When the wraps were taken off of the Porsche 963 LMDh Le Mans contender at the Goodwood Festival of Speed last month, among the figures in team gear watching on was a young British driver few will have reason to recognise. Yet.

Adam Smalley, 21, is backing himself to change all that in the next couple of years. Give him time and he believes he can be more than just a hopeful onlooker when Porsche launches its future Le Mans campaigns.

Smalley was wearing Porsche team gear because he’s the current Carrera Cup GB Junior, a status coveted among the highest honours for young British racing drivers. As the Junior for this year and next, Smalley is already technically a factory driver. Now he just needs to convince Porsche to keep him on the books, first by winning the Carrera Cup and then by progressing through the international GT ranks. It’s worked for others: among the six works 963 drivers are Frenchman Mathieu Jaminet and Australian Matt Campbell, both of whom have graduated from Porsche Junior status. They are the hard proof it can be done.

Faith in the system

In the past, Formula 1 superstars were called on to boost the sophisticated Porsche 919 hybrid LMP1 campaign.
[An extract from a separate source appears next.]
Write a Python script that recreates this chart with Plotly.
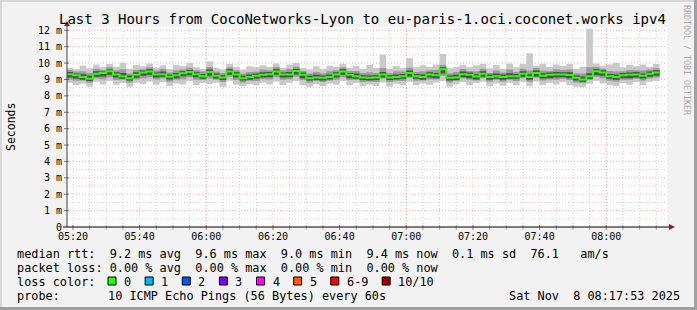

Nico Hulkenberg made a Le Mans-winning cameo in 2015, the same year Mark Webber became a World Endurance Champion. But this time F1 star names are conspicuous by their absence. “Nothing against F1 drivers, we decided to go down this route because we believe this will give us the success we want,” explained Porsche motor sport chief Thomas Laudenbach. Home-grown talent over ‘Galacticos’ is the refreshing theme. When Fernando Alonso twice won Le Mans, naturally he hogged the headlines over the Toyota team he drove for. If Porsche scores its 20th Le Mans win next year, that won’t happen if the wider public don’t recognise the names of the racing drivers.